- The request:
Transcribe the material exactly. Images do not belong in the copy.

- Data provided:

- - -

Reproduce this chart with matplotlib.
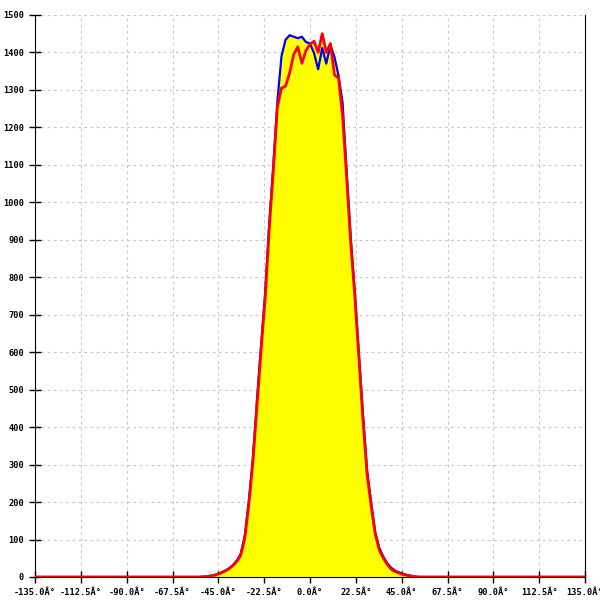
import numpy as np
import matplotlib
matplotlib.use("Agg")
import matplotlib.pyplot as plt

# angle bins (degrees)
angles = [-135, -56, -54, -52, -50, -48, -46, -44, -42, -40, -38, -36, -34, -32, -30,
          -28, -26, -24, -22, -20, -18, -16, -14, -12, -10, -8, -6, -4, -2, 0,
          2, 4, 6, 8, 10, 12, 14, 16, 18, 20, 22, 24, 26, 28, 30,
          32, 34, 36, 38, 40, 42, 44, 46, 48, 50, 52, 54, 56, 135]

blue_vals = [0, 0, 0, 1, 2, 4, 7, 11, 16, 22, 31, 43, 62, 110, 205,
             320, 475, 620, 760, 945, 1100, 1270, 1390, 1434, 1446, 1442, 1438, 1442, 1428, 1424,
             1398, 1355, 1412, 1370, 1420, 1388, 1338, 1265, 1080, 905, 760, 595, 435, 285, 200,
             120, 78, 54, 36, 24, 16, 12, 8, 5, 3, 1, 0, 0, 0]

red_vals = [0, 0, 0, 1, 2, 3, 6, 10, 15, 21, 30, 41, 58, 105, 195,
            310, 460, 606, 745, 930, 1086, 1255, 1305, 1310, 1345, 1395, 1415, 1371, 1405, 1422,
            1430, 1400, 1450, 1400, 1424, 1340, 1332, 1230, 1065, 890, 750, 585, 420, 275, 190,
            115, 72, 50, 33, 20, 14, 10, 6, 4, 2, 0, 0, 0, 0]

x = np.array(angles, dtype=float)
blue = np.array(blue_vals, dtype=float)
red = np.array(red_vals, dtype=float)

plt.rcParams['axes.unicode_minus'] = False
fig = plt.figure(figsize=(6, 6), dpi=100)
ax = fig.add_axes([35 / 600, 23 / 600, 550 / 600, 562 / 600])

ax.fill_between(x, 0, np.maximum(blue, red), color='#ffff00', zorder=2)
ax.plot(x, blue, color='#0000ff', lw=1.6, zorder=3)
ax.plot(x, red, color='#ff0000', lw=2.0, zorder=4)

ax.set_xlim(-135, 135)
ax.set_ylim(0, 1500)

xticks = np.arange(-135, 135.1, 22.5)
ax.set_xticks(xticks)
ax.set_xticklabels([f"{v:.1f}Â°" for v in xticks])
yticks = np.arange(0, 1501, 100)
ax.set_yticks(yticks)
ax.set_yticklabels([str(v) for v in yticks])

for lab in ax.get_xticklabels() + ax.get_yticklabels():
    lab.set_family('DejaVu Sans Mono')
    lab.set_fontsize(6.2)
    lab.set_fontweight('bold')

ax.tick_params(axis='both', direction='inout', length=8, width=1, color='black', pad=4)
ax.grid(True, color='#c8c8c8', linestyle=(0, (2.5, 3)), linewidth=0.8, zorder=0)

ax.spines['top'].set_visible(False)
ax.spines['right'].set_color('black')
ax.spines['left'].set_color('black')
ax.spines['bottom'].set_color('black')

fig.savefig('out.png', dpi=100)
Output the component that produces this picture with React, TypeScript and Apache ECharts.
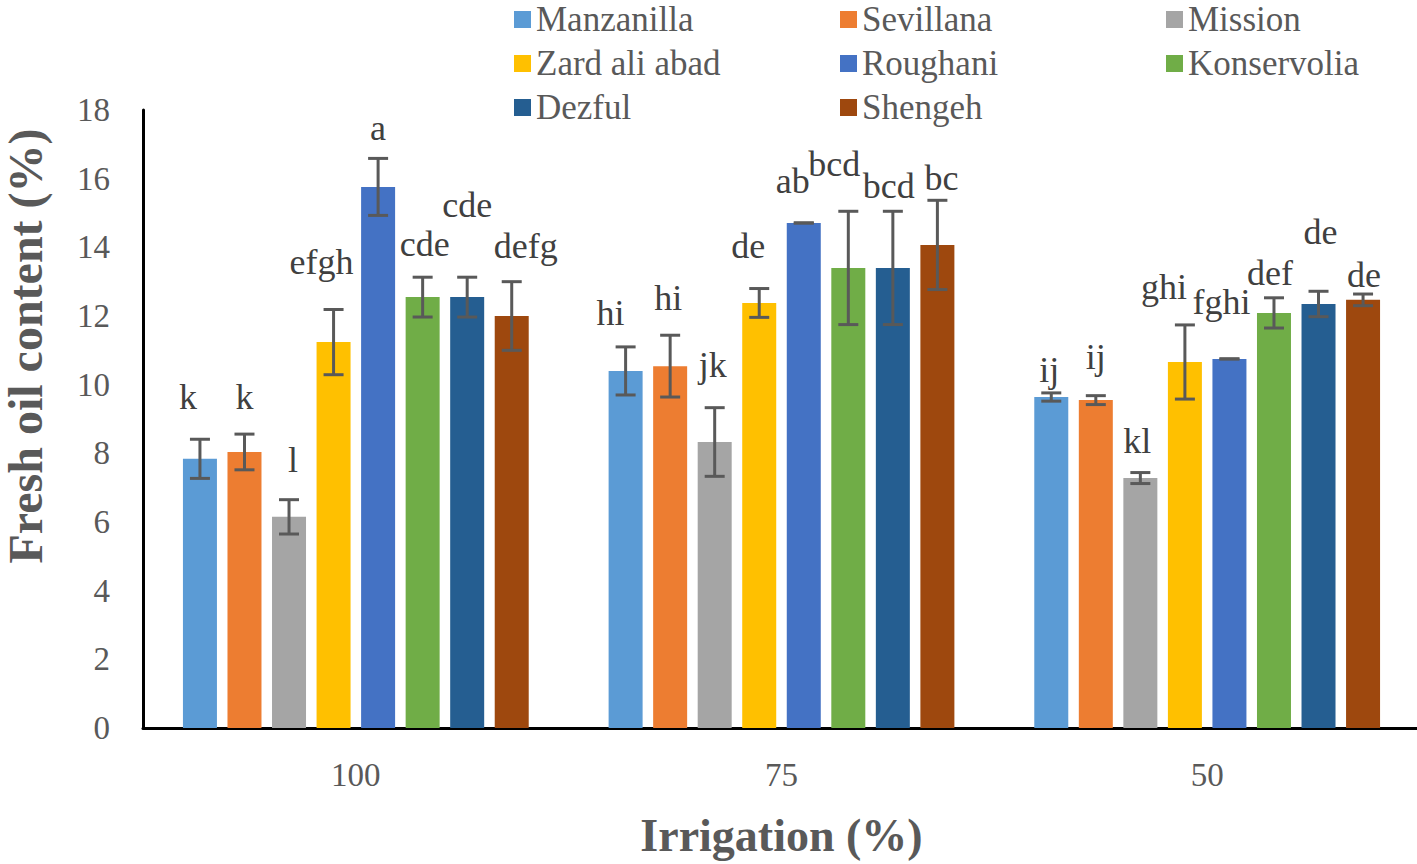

- - -

- Written solution:
Reproduce this chart with matplotlib.
import numpy as np
import matplotlib
matplotlib.use("Agg")
import matplotlib.pyplot as plt

# angle bins (degrees)
angles = [-135, -56, -54, -52, -50, -48, -46, -44, -42, -40, -38, -36, -34, -32, -30,
          -28, -26, -24, -22, -20, -18, -16, -14, -12, -10, -8, -6, -4, -2, 0,
          2, 4, 6, 8, 10, 12, 14, 16, 18, 20, 22, 24, 26, 28, 30,
          32, 34, 36, 38, 40, 42, 44, 46, 48, 50, 52, 54, 56, 135]

blue_vals = [0, 0, 0, 1, 2, 4, 7, 11, 16, 22, 31, 43, 62, 110, 205,
             320, 475, 620, 760, 945, 1100, 1270, 1390, 1434, 1446, 1442, 1438, 1442, 1428, 1424,
             1398, 1355, 1412, 1370, 1420, 1388, 1338, 1265, 1080, 905, 760, 595, 435, 285, 200,
             120, 78, 54, 36, 24, 16, 12, 8, 5, 3, 1, 0, 0, 0]

red_vals = [0, 0, 0, 1, 2, 3, 6, 10, 15, 21, 30, 41, 58, 105, 195,
            310, 460, 606, 745, 930, 1086, 1255, 1305, 1310, 1345, 1395, 1415, 1371, 1405, 1422,
            1430, 1400, 1450, 1400, 1424, 1340, 1332, 1230, 1065, 890, 750, 585, 420, 275, 190,
            115, 72, 50, 33, 20, 14, 10, 6, 4, 2, 0, 0, 0, 0]

x = np.array(angles, dtype=float)
blue = np.array(blue_vals, dtype=float)
red = np.array(red_vals, dtype=float)

plt.rcParams['axes.unicode_minus'] = False
fig = plt.figure(figsize=(6, 6), dpi=100)
ax = fig.add_axes([35 / 600, 23 / 600, 550 / 600, 562 / 600])

ax.fill_between(x, 0, np.maximum(blue, red), color='#ffff00', zorder=2)
ax.plot(x, blue, color='#0000ff', lw=1.6, zorder=3)
ax.plot(x, red, color='#ff0000', lw=2.0, zorder=4)

ax.set_xlim(-135, 135)
ax.set_ylim(0, 1500)

xticks = np.arange(-135, 135.1, 22.5)
ax.set_xticks(xticks)
ax.set_xticklabels([f"{v:.1f}Â°" for v in xticks])
yticks = np.arange(0, 1501, 100)
ax.set_yticks(yticks)
ax.set_yticklabels([str(v) for v in yticks])

for lab in ax.get_xticklabels() + ax.get_yticklabels():
    lab.set_family('DejaVu Sans Mono')
    lab.set_fontsize(6.2)
    lab.set_fontweight('bold')

ax.tick_params(axis='both', direction='inout', length=8, width=1, color='black', pad=4)
ax.grid(True, color='#c8c8c8', linestyle=(0, (2.5, 3)), linewidth=0.8, zorder=0)

ax.spines['top'].set_visible(False)
ax.spines['right'].set_color('black')
ax.spines['left'].set_color('black')
ax.spines['bottom'].set_color('black')

fig.savefig('out.png', dpi=100)
Output the component that produces this picture with React, TypeScript and Apache ECharts.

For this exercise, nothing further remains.